Dental X-Rays are a very important part of your children’s preventive dental treatment. They’re an extremely valuable diagnostic tool that allows dentists to see things in the mouth not visible to the naked eye.
Being able to see what’s going on inside and between teeth means that dentists can find and prevent potential problems before they arise.
X-Rays allow the dentist to:
- See the number, size, position, and eruption pattern of your child’s teeth
- Determine whether there are any missing teeth
- Determine whether there are any extra teeth
- Examine mouth injuries
- Find hidden damage or decay
- Prepare for braces or other orthodontic treatment
- Identify diseases of the bones
When and how often should my my child have her first dental x-ray?
There isn’t really a standard time for the first dental x-ray. It really depends on your child’s development and the state of her dental health. For children who are at a higher risk for cavities, for example, the dentist may recommend more frequent x-rays. For other children, x-rays can be done just once a year.
Your child’s oral hygiene routine and diet are also factors in how often dental x-rays will be necessary.
Types of Dental X-Rays
These allow the dentist to see all of the teeth on one film. They also display both the upper and lower jaws, the sinuses above the teeth, and the tempromandibular joints. Panoramic x-rays are often used for children with facial injuries, orthodontic problems, or those who are physically or mentally disabled. It’s also useful for children who have strong gag reflexes or small mouths, as they do not require a film to be placed inside the mouth.
These are used to view the places between the teeth, and show where cavities are starting. These x-rays only become necessary once children have two teeth that are touching. This often happens in children only after their first permanent molars have erupted.
These are used to view the entire crowns and roots of one or up to 3 teeth that are all next to one another.
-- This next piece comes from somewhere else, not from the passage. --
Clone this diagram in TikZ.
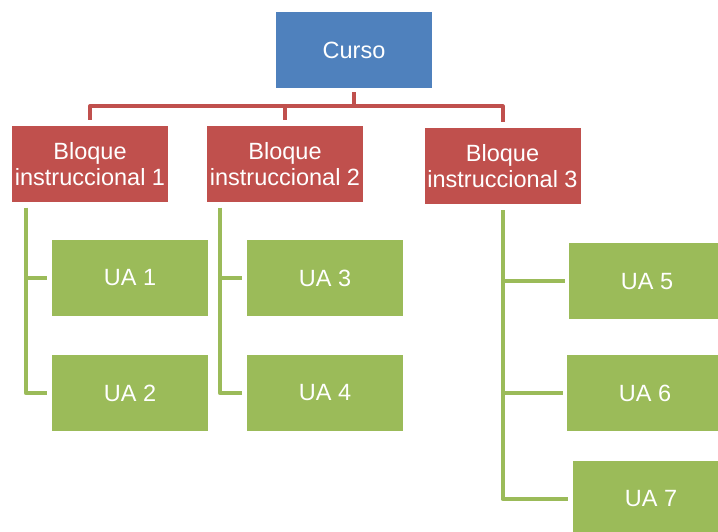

It also shows the supporting bone structure surrounding the teeth, and allow the dentist to see a child’s permanent teeth growing in under the baby teeth.
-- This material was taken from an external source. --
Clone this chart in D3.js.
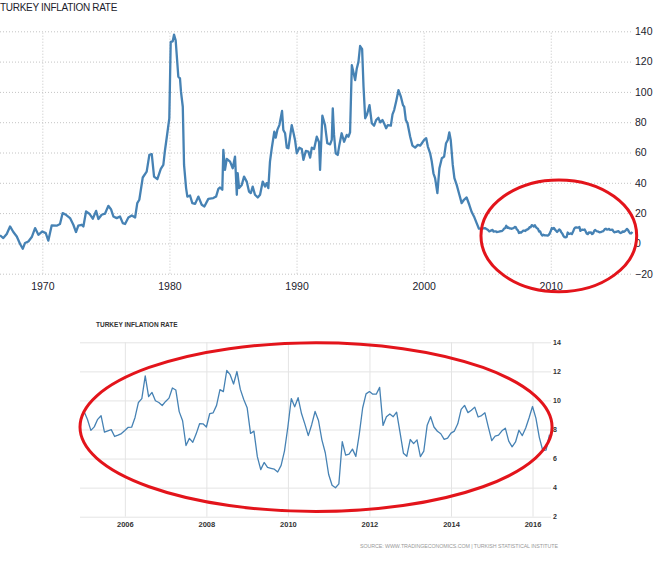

Occlusal X-Rays allow us to view most of the upper and lower teeth on one film, and are often used as an alternative to panoramic x-rays.
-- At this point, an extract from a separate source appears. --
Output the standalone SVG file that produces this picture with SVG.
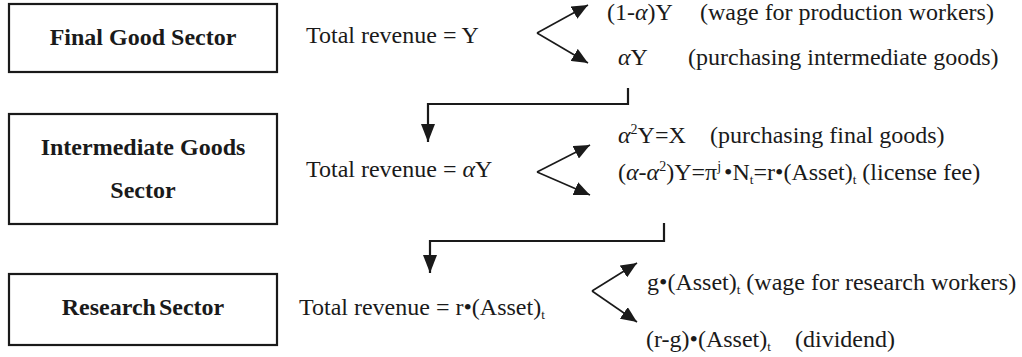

These x-rays show the head from a side view, and are used to evaluate the growth of the jaws as it relates to the bones of the skull. Orthodontic x-rays help orthodontists diagnose malocclusion problems and create treatment plans.
Are dental x-rays safe?
Yes! Dental x-rays are extremely safe. They expose your child to only a very minimal amount of radiation. When all the standard safety precautions are taken, x-ray equipment is even able to prevent unnecessary radiation, and allows the dentist to focus the x-ray’s beam on a very specific point in the mouth. High speed films have also helped reduce the amount of radiation exposure patients receive. During the x-ray, a lead apron is worn by the patient to further reduce radiation exposure.